Today, visiting Murano means wandering a quieter, more genuinely residential version of Venice — fewer crowds, actual locals going about their days, and canal-side streets that don't feel like a stage set. The main draw is watching master glassblowers at work: many of the furnaces (fornaci) offer free demonstrations where you can watch artisans shape molten glass into vases, horses, and chandeliers in minutes. The Museo del Vetro on Fondamenta Giustinian is essential — it traces glassmaking history from ancient Rome to the present day and houses some extraordinary pieces. Shopping is a genuine draw too, though the skill is distinguishing handmade Murano glass from the imported imitations that have flooded the market.

The key insider move is getting there early — by 11am the day-trippers from cruise ships have arrived and the demonstrazioni feel rushed. Go on a weekday morning and you'll often get an almost private viewing. Also know that not all glass sold in Murano is made in Murano — look for the Vetro Artistico Murano trademark sticker, which indicates genuine locally produced work. The island is small enough to walk in its entirety, so combine the museum, a furnace visit, and lunch at one of the canal-side osterie without any particular plan.

Local Tips

  1. 1

    Not all glass sold on Murano is made on Murano — cheap imports from China are common. The Vetro Artistico Murano certification sticker is your best guarantee of authentic locally made work.

  2. 2

    The free glassblowing demonstrations at the larger fornaci are worth seeing, but the best craftsmanship is often visible in the smaller, less touristy workshops on the quieter fondamente away from the main canal.

  3. 3

    Take vaporetto line 4.1 or 4.2 from Fondamente Nove rather than the tourist-marketed 'Murano Express' boats, which charge a premium for the same journey public transit covers for the price of a standard ticket.

  4. 4

    Lunch on Murano is genuinely good and cheaper than Venice — Osteria al Duomo near the basilica is a local favourite, and you won't need a reservation on most weekdays.

When to Go

Best times
October–November

Crowds thin dramatically, the light on the lagoon is extraordinary, and you can explore the fornaci and museum at your own pace. Acqua alta is possible but manageable on Murano.

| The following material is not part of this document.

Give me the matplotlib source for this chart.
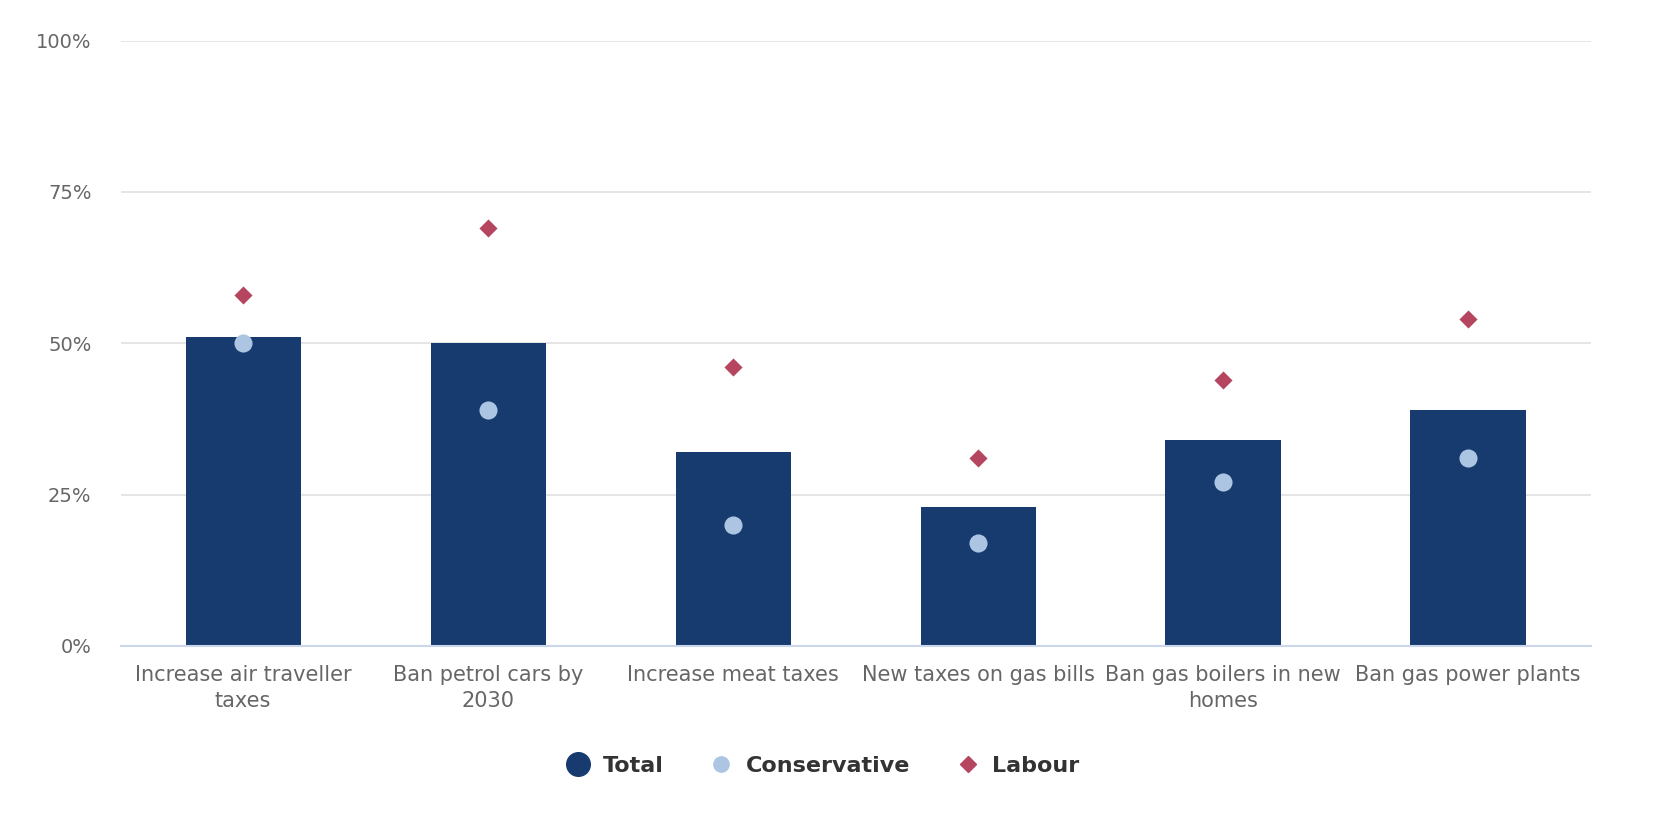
import numpy as np
import matplotlib
matplotlib.use("Agg")
import matplotlib.pyplot as plt
from matplotlib.ticker import FuncFormatter
from matplotlib.lines import Line2D

NAVY, LIGHT, RED = "#173b6e", "#abc5e3", "#b6455f"
TICK, GRID, BASE = "#666666", "#e3e3e3", "#ccd6eb"

plt.rcParams.update({"font.family": "DejaVu Sans"})

categories = ["Increase air traveller\ntaxes", "Ban petrol cars by\n2030",
              "Increase meat taxes", "New taxes on gas bills",
              "Ban gas boilers in new\nhomes", "Ban gas power plants"]
total = [51, 50, 32, 23, 34, 39]
conservative = [50, 39, 20, 17, 27, 31]
labour = [58, 69, 46, 31, 44, 54]

fig = plt.figure(figsize=(16.76, 8.18), dpi=100)
ax = fig.add_axes([0.072, 0.2105, 0.877, 0.7398])

x = np.arange(len(categories))
ax.bar(x, total, 0.47, color=NAVY, zorder=3)
ax.scatter(x, conservative, s=170, color=LIGHT, zorder=4, linewidths=0)
ax.scatter(x, labour, s=85, marker="D", color=RED, zorder=4, linewidths=0)

ax.set_xlim(-0.5, len(categories) - 0.5)
ax.set_ylim(0, 100)
ax.set_yticks([0, 25, 50, 75, 100])
ax.yaxis.set_major_formatter(FuncFormatter(lambda v, _: f"{int(v)}%"))
ax.grid(axis="y", color=GRID, linewidth=1.3, zorder=0)
ax.set_axisbelow(True)
for s in ("top", "right", "left"):
    ax.spines[s].set_visible(False)
ax.spines["bottom"].set_color(BASE)
ax.spines["bottom"].set_linewidth(1.5)
ax.spines["bottom"].set_zorder(5)
ax.tick_params(axis="y", length=0, labelsize=14, colors=TICK, pad=21)
ax.tick_params(axis="x", length=0, labelsize=15, colors=TICK, pad=14)
ax.set_xticks(x)
ax.set_xticklabels(categories, linespacing=1.35)
for lbl in ax.get_yticklabels():
    lbl.set_horizontalalignment("right")

# legend sits below the labels, centred under the plot
handles = [
    Line2D([], [], marker="o", linestyle="", markersize=17, color=NAVY),
    Line2D([], [], marker="o", linestyle="", markersize=11, color=LIGHT),
    Line2D([], [], marker="D", linestyle="", markersize=8, color=RED),
]
leg = fig.legend(handles, ["Total", "Conservative", "Labour"], loc="center",
                 bbox_to_anchor=(0.488, 0.064), ncol=3, frameon=False,
                 prop={"size": 16, "weight": "bold"}, handletextpad=0.1,
                 columnspacing=1.6)
for t in leg.get_texts():
    t.set_color("#333333")

fig.savefig("out.png", dpi=100, facecolor="white")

Weekday mornings (year-round)

Arriving before 10am on any weekday gives you near-empty showrooms and a much more personal experience of the glassblowing demonstrations.

Try to avoid
June–August

Cruise ship day-trippers flood the island by late morning; the main canal-front gets genuinely congested and furnace demonstrations feel rushed and crowded.

December–February

Many smaller furnaces and shops reduce hours or close entirely; the Museo del Vetro remains open, but check ahead if specific workshops are on your list.

Why Visit

01

Watch master glassblowers turn molten glass into intricate sculptures right in front of you — it's a genuinely jaw-dropping craft demonstration, not a tourist gimmick.

02

The island is far calmer than Venice proper, with real neighbourhood streets, local bars, and canals you can actually pause beside without being swept along by crowds.

03

The Museo del Vetro houses 700 years of glassmaking history with pieces ranging from delicate 15th-century goblets to bold 20th-century modernist works — one of the most underrated specialist museums in Italy.